Francesco Ciavatta era originario di Montagano, un piccolo paesino alle porte di Campobasso, dove oggi e sepolto e dove vive ancora la mamma, Angelina Mariano. Il papà di Francesco, Antonio, è sepolto anche lui in quel piccolo cimitero di montagna, a pochi passi dal figlio. Antonio Ciavatta non riuscì a superare quel dolore e si tolse la vita in un modo atroce: seduto su una panchina, in un giardinetto dello stesso quartiere, bevve un’intera bottiglia di acido muriatico. Lo ritrovarono che non aveva più un volto. I genitori di Francesco, per la cronaca e per la Storia, sono di origini umilissime: un ex minatore lui, una ex contadina lei.

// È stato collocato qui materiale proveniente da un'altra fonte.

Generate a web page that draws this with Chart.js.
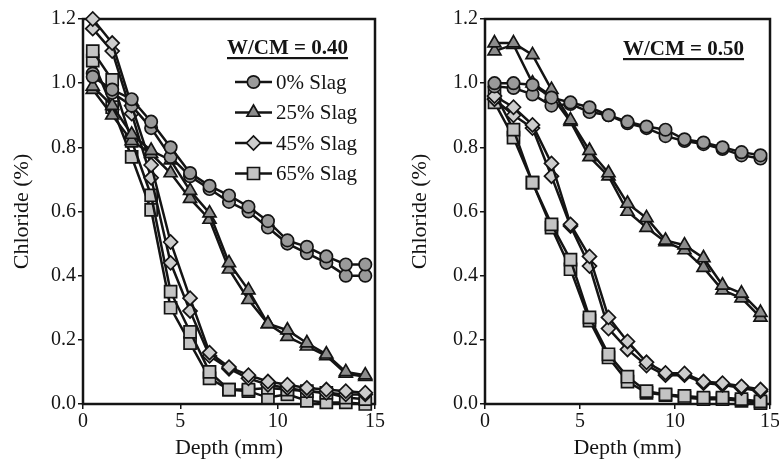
<!DOCTYPE html>
<html><head><meta charset="utf-8">
<script src="https://cdn.jsdelivr.net/npm/chart.js@4.4.1/dist/chart.umd.min.js"></script>
<style>
html,body{margin:0;padding:0;background:#fff;overflow:hidden;width:779px;height:463px}
#wrap{position:relative;width:779px;height:463px;overflow:hidden;background:#fff}
canvas{position:absolute;top:0}
</style></head><body>
<div id="wrap">
<canvas id="c1" width="390" height="463" style="left:0px"></canvas>
<canvas id="c2" width="393" height="463" style="left:388px"></canvas>
</div>
<script>
// ---------- data ----------
const depth = [0.5, 1.5, 2.5, 3.5, 4.5, 5.5, 6.5, 7.5, 8.5, 9.5, 10.5, 11.5, 12.5, 13.5, 14.5];
const seriesNames = ['0% Slag', '25% Slag', '45% Slag', '65% Slag'];
const xTickValues = [0, 5, 10, 15];
const yTickValues = [0, 0.2, 0.4, 0.6, 0.8, 1.0, 1.2];
const panelTitles = ['W/CM = 0.40', 'W/CM = 0.50'];

// W/CM = 0.40 (two replicate profiles per mix)
const wc40_slag0_a  = [1.02, 0.98, 0.95, 0.88, 0.80, 0.72, 0.68, 0.65, 0.615, 0.57, 0.51, 0.49, 0.46, 0.435, 0.435];
const wc40_slag0_b  = [1.03, 0.97, 0.93, 0.86, 0.77, 0.71, 0.67, 0.63, 0.60, 0.55, 0.50, 0.47, 0.44, 0.40, 0.40];
const wc40_slag25_a = [0.99, 0.93, 0.84, 0.79, 0.76, 0.665, 0.595, 0.44, 0.355, 0.25, 0.23, 0.19, 0.155, 0.10, 0.09];
const wc40_slag25_b = [0.98, 0.90, 0.82, 0.78, 0.72, 0.64, 0.575, 0.42, 0.325, 0.25, 0.21, 0.18, 0.15, 0.095, 0.085];
const wc40_slag45_a = [1.20, 1.125, 0.93, 0.745, 0.505, 0.33, 0.16, 0.115, 0.09, 0.07, 0.06, 0.05, 0.045, 0.04, 0.035];
const wc40_slag45_b = [1.17, 1.10, 0.905, 0.705, 0.44, 0.29, 0.15, 0.11, 0.08, 0.06, 0.05, 0.04, 0.035, 0.03, 0.03];
const wc40_slag65_a = [1.10, 1.01, 0.82, 0.65, 0.35, 0.225, 0.10, 0.045, 0.045, 0.05, 0.045, 0.04, 0.035, 0.02, 0.015];
const wc40_slag65_b = [1.07, 0.925, 0.77, 0.605, 0.30, 0.19, 0.08, 0.045, 0.04, 0.02, 0.03, 0.01, 0.005, 0.005, 0.0];

// W/CM = 0.50
const wc50_slag0_a  = [1.00, 1.00, 0.995, 0.955, 0.94, 0.925, 0.90, 0.88, 0.865, 0.855, 0.825, 0.815, 0.80, 0.785, 0.775];
const wc50_slag0_b  = [0.99, 0.985, 0.965, 0.93, 0.935, 0.91, 0.90, 0.875, 0.86, 0.835, 0.82, 0.81, 0.795, 0.775, 0.765];
const wc50_slag25_a = [1.125, 1.125, 1.088, 0.98, 0.885, 0.79, 0.72, 0.625, 0.58, 0.51, 0.495, 0.455, 0.37, 0.345, 0.285];
const wc50_slag25_b = [1.10, 1.12, 1.00, 0.96, 0.88, 0.77, 0.71, 0.60, 0.55, 0.505, 0.48, 0.425, 0.355, 0.33, 0.27];
const wc50_slag45_a = [0.96, 0.925, 0.87, 0.75, 0.56, 0.46, 0.27, 0.195, 0.13, 0.097, 0.095, 0.07, 0.065, 0.055, 0.045];
const wc50_slag45_b = [0.95, 0.90, 0.86, 0.71, 0.555, 0.43, 0.235, 0.17, 0.12, 0.09, 0.09, 0.065, 0.06, 0.05, 0.04];
const wc50_slag65_a = [0.97, 0.855, 0.69, 0.56, 0.45, 0.27, 0.155, 0.085, 0.04, 0.03, 0.025, 0.02, 0.02, 0.015, 0.008];
const wc50_slag65_b = [0.94, 0.83, 0.69, 0.55, 0.42, 0.26, 0.145, 0.07, 0.035, 0.028, 0.02, 0.015, 0.015, 0.01, 0.003];

// ---------- styling ----------
const FONT = "'Liberation Serif', 'Times New Roman', serif";
const INK = '#141414';
const markerStyles = [
  {pointStyle: 'circle',   radius: 6.2, fill: '#9a9a9a'},
  {pointStyle: 'triangle', radius: 7.5, fill: '#8c8c8c'},
  {pointStyle: 'rectRot',  radius: 7,   fill: '#cdcdcd'},
  {pointStyle: 'rect',     radius: 8.5, fill: '#c4c4c4'}
];

function makeDatasets(groups) {
  const out = [];
  groups.forEach((pair, si) => {
    const st = markerStyles[si];
    pair.forEach((vals, ri) => {
      out.push({
        label: seriesNames[si] + (ri ? ' (replicate)' : ''),
        data: vals.map((v, i) => ({x: depth[i], y: v})),
        borderColor: INK,
        borderWidth: 2.5,
        pointStyle: st.pointStyle,
        pointRadius: st.radius,
        pointHoverRadius: st.radius,
        pointBackgroundColor: st.fill,
        pointBorderColor: INK,
        pointBorderWidth: 1.7,
        tension: 0,
        fill: false,
        clip: false
      });
    });
  });
  return out;
}

const frameAndText = {
  id: 'frameAndText',
  beforeDatasetsDraw(chart) {
    const {ctx, chartArea: a} = chart;
    ctx.save();
    ctx.strokeStyle = INK;
    ctx.lineWidth = 2.5;
    ctx.strokeRect(a.left, a.top, a.right - a.left, a.bottom - a.top);
    ctx.restore();
  },
  afterDraw(chart, args, opts) {
    const ctx = chart.ctx;
    ctx.save();
    // panel heading (bold, underlined)
    ctx.font = 'bold 21px ' + FONT;
    ctx.fillStyle = INK;
    ctx.textBaseline = 'alphabetic';
    ctx.textAlign = 'left';
    ctx.fillText(opts.title, opts.tx, opts.ty);
    const w = ctx.measureText(opts.title).width;
    ctx.fillRect(opts.tx, opts.ty + 3, w, 2.2);
    // legend
    if (opts.legend) {
      const L = opts.legend;
      seriesNames.forEach((name, i) => {
        const y = L.y0 + i * L.dy;
        const st = markerStyles[i];
        ctx.strokeStyle = INK;
        ctx.lineWidth = 2.5;
        ctx.beginPath();
        ctx.moveTo(L.x0, y);
        ctx.lineTo(L.x0 + L.len, y);
        ctx.stroke();
        ctx.fillStyle = st.fill;
        ctx.strokeStyle = INK;
        ctx.lineWidth = 1.7;
        Chart.helpers.drawPoint(ctx, {pointStyle: st.pointStyle, radius: st.radius, borderWidth: 1.7, rotation: 0}, L.x0 + L.len / 2, y);
        ctx.fillStyle = INK;
        ctx.font = '21px ' + FONT;
        ctx.textBaseline = 'middle';
        ctx.fillText(name, L.x0 + L.len + 4, y + 1);
      });
    }
    ctx.restore();
  }
};

function makeScales(yWidth, yTitlePad) {
  return {
    x: {
      type: 'linear', min: 0, max: 15,
      afterBuildTicks: s => { s.ticks = xTickValues.map(v => ({value: v})); },
      afterFit: s => { s.height = 59; },
      ticks: {font: {family: FONT, size: 20}, color: INK, padding: 1, maxRotation: 0, autoSkip: false,
              callback: v => String(v)},
      grid: {drawOnChartArea: false, drawTicks: true, tickLength: 5, color: INK, lineWidth: 1.5},
      border: {display: false},
      title: {display: true, text: 'Depth (mm)', font: {family: FONT, size: 22}, color: INK,
              padding: {top: 0, bottom: 2}}
    },
    y: {
      type: 'linear', min: 0, max: 1.2,
      afterBuildTicks: s => { s.ticks = yTickValues.map(v => ({value: v})); },
      afterFit: s => { s.width = yWidth; },
      ticks: {font: {family: FONT, size: 20}, color: INK, padding: 2, autoSkip: false,
              callback: v => Number(v).toFixed(1)},
      grid: {drawOnChartArea: false, drawTicks: true, tickLength: 5, color: INK, lineWidth: 1.5},
      border: {display: false},
      title: {display: true, text: 'Chloride (%)', font: {family: FONT, size: 22}, color: INK,
              padding: {top: yTitlePad, bottom: 0}}
    }
  };
}

function makeChart(id, groups, yWidth, yTitlePad, rightPad, textOpts) {
  return new Chart(document.getElementById(id), {
    type: 'line',
    data: {datasets: makeDatasets(groups)},
    options: {
      responsive: false,
      animation: false,
      devicePixelRatio: 1,
      layout: {padding: {left: 0, right: rightPad, top: 19, bottom: 0}},
      scales: makeScales(yWidth, yTitlePad),
      plugins: {legend: {display: false}, tooltip: {enabled: false}, frameAndText: textOpts}
    },
    plugins: [frameAndText]
  });
}

makeChart('c1', [
  [wc40_slag0_a, wc40_slag0_b],
  [wc40_slag25_a, wc40_slag25_b],
  [wc40_slag45_a, wc40_slag45_b],
  [wc40_slag65_a, wc40_slag65_b]
], 83, 9, 15, {title: panelTitles[0], tx: 227, ty: 54, legend: {x0: 235, len: 37, y0: 82, dy: 30.5}});

makeChart('c2', [
  [wc50_slag0_a, wc50_slag0_b],
  [wc50_slag25_a, wc50_slag25_b],
  [wc50_slag45_a, wc50_slag45_b],
  [wc50_slag65_a, wc50_slag65_b]
], 97, 19, 10, {title: panelTitles[1], tx: 623 - 388, ty: 55, legend: null});
</script>
</body></html>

Entrambi si erano trasferiti a Roma, dove lavoravano come portieri in un condominio. Per loro una sorta di benedizione. Francesco era il loro unico figlio.

Ogni 7 gennaio, presso il cimitero di Montagano, si svolge una silenziosa e sobria commemorazione. Alla tomba di Francesco e Antonio, insieme ad Angelina, la mamma e la moglie di quei due martiri incolpevoli di una stagione infestata da belve sanguinarie, si riuniscono coloro che avvertono il dovere della memoria e la pietà per i morti. Viene deposto un mazzo di fiori, come segno di pace per tutti i morti di quel tempo, di qualsiasi colore essi fossero.
La cerimonia è prevista per le ore 10 e chiunque lo desideri può unirsi per una preghiera.